What is required: Your task is to transcribe, without alteration, the lines from the top of the material below through the line bearing "import math", inclusive.

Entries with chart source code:
##########

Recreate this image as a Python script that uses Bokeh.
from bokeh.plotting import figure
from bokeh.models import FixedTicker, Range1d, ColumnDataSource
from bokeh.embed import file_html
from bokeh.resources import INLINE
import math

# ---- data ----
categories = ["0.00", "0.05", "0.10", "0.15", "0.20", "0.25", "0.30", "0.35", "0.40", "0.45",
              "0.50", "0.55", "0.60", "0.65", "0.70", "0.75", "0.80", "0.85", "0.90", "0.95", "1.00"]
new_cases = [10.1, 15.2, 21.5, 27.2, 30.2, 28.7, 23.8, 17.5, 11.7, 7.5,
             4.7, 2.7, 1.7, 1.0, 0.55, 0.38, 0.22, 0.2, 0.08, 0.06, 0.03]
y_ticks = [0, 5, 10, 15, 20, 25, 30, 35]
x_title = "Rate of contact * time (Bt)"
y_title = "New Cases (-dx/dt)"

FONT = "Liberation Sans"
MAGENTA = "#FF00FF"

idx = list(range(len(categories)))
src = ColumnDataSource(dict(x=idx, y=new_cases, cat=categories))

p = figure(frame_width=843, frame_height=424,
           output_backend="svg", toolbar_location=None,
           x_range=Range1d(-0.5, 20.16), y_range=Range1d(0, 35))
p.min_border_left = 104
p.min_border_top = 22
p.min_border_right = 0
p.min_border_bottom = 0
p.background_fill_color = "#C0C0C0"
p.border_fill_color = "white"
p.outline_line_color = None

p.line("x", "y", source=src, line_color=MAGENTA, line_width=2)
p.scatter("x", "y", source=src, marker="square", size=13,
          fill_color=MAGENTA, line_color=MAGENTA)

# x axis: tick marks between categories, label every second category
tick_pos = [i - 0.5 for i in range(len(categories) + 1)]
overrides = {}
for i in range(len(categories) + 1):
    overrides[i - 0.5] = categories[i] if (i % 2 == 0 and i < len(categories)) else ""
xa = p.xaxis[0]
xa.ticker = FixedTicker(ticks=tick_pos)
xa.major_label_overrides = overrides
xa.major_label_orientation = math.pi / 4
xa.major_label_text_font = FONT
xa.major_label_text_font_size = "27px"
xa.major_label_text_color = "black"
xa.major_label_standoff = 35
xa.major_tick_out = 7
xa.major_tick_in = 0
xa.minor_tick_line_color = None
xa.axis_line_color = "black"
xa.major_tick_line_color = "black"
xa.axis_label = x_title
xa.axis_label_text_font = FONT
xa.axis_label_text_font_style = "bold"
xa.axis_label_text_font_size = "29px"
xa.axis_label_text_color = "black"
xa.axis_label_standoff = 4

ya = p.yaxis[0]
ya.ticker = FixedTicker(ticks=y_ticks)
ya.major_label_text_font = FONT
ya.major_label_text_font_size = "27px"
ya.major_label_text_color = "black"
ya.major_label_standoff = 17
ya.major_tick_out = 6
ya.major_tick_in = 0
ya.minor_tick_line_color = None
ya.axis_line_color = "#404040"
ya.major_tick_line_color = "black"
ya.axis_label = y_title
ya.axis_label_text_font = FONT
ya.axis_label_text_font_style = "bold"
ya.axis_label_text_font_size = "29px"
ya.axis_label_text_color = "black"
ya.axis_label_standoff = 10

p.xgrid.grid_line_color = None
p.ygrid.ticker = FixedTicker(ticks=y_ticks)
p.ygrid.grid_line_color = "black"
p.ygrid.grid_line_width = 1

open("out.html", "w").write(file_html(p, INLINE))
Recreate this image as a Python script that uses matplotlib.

##########

Complete output:
Recreate this image as a Python script that uses Bokeh.
from bokeh.plotting import figure
from bokeh.models import FixedTicker, Range1d, ColumnDataSource
from bokeh.embed import file_html
from bokeh.resources import INLINE
import math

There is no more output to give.